The conspiracy to make AI seem harder than it is!

The Captain

3 Likes

Before I listen to this I have a question. Will I stay awake during the entire talk?

:rofl: :rofl: :rofl:

I see two of my favorite fools have liked this. I will listen. I think Andy just wants others to waste their time.

I am listening
what could go wrong? Creative marketing? Perhaps an improvement?

I have started using Grammarly. Just the basic free level for now.

All I can say it has not passed the Turing test. I know when it is not a human. Every corporation I go to online and want to talk to human I have to push the crazy bot away.
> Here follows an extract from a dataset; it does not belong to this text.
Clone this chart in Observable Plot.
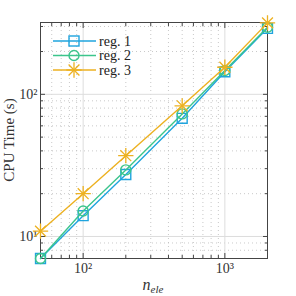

It’s all numbers. Actually it’s all binary numbers and has been binary for over two centuries. The Jacquard machine, patented in 1804, operated looms directed by cards with holes. If hole = 1 and no hole = 0 you are using binary! A transistor has two states, on/off = binary. You can connect transistors to create all the boolean logic, AND, OR, and NOT. That’s all you need to compute ANYTHING and EVERYTHING.

The Captain

1 Like

Doesn’t anyone with a vested interest insist that what they do is really, really, hard, and beyond the ken of most people? Honchos were always telling me my ideas were irrelevant because they “knew something that I didn’t know”, or “understood something I didn’t understand”, but never telling me what that “something” was. I laffed sarcastically, when the pump seal company Marketing VP dismissed my idea, then implemented it a year later, taking the credit himself.

Steve

2 Likes

The theoretical theory to choose and process the words is very broad based. The idea is to fool the public that all of that is a huge amount of work. In fact the programmers never did that work. Instead they developed the short cut to do that work. Big difference.

It would be far more significant if it was far more accurate. LOL

That said the related software Grammarly is far more accurate because I select what is acceptable on a granular level.

Grammarly is not the same sort of AI. The actual author fully writes down the sentence.